▶ **Data extract**

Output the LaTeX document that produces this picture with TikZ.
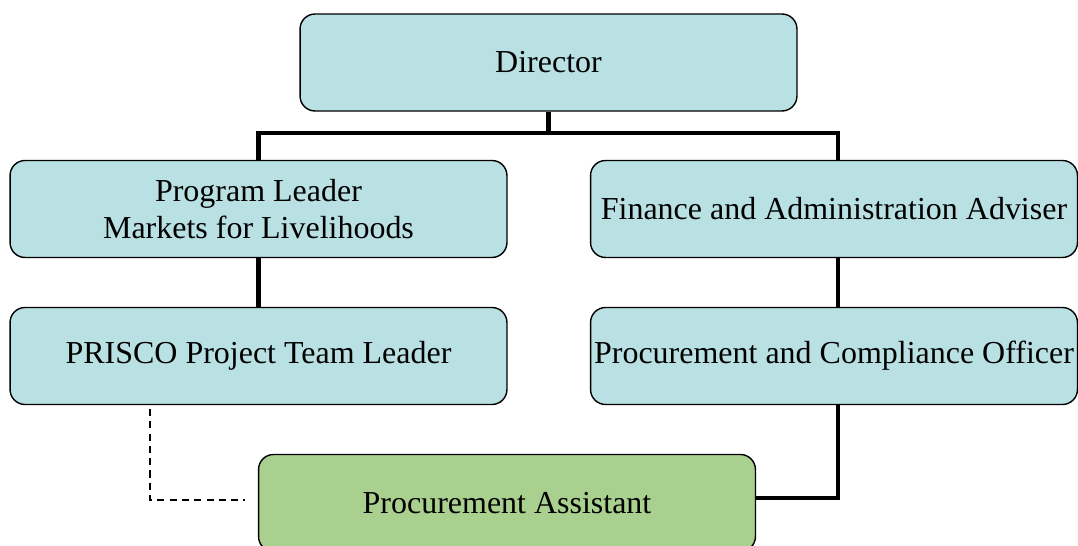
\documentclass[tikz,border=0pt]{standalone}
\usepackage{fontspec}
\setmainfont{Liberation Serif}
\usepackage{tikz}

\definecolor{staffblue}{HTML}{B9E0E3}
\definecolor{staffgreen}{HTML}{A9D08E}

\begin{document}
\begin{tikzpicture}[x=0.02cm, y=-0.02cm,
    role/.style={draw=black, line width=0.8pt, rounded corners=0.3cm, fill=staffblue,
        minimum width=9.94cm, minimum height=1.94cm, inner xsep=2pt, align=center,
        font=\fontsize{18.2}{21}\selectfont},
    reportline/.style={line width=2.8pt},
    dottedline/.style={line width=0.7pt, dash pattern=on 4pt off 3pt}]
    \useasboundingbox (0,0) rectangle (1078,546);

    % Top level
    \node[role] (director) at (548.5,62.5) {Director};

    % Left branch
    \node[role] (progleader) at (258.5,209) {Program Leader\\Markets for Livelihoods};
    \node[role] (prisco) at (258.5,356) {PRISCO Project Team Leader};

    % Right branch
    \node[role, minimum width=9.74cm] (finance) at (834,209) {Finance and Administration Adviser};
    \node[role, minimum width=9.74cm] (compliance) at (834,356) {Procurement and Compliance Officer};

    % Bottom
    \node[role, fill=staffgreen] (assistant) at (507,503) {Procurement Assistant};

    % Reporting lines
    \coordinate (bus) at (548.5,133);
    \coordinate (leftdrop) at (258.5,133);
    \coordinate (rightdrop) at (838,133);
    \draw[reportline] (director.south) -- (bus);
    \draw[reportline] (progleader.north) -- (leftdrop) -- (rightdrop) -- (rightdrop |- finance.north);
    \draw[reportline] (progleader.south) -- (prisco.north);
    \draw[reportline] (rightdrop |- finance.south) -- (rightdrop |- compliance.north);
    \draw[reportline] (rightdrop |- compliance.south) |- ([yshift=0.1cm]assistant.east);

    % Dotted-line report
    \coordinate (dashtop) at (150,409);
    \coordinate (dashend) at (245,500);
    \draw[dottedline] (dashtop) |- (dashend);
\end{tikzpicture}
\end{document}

▶ **Short exercise**
Without the pictures, return the listing above from its first line through the line that has "fill=staffgreen] (assistant) at".

▶ **Response to the exercise**
Output the LaTeX document that produces this picture with TikZ.
\documentclass[tikz,border=0pt]{standalone}
\usepackage{fontspec}
\setmainfont{Liberation Serif}
\usepackage{tikz}

\definecolor{staffblue}{HTML}{B9E0E3}
\definecolor{staffgreen}{HTML}{A9D08E}

\begin{document}
\begin{tikzpicture}[x=0.02cm, y=-0.02cm,
    role/.style={draw=black, line width=0.8pt, rounded corners=0.3cm, fill=staffblue,
        minimum width=9.94cm, minimum height=1.94cm, inner xsep=2pt, align=center,
        font=\fontsize{18.2}{21}\selectfont},
    reportline/.style={line width=2.8pt},
    dottedline/.style={line width=0.7pt, dash pattern=on 4pt off 3pt}]
    \useasboundingbox (0,0) rectangle (1078,546);

    % Top level
    \node[role] (director) at (548.5,62.5) {Director};

    % Left branch
    \node[role] (progleader) at (258.5,209) {Program Leader\\Markets for Livelihoods};
    \node[role] (prisco) at (258.5,356) {PRISCO Project Team Leader};

    % Right branch
    \node[role, minimum width=9.74cm] (finance) at (834,209) {Finance and Administration Adviser};
    \node[role, minimum width=9.74cm] (compliance) at (834,356) {Procurement and Compliance Officer};

    % Bottom
    \node[role, fill=staffgreen] (assistant) at (507,503) {Procurement Assistant};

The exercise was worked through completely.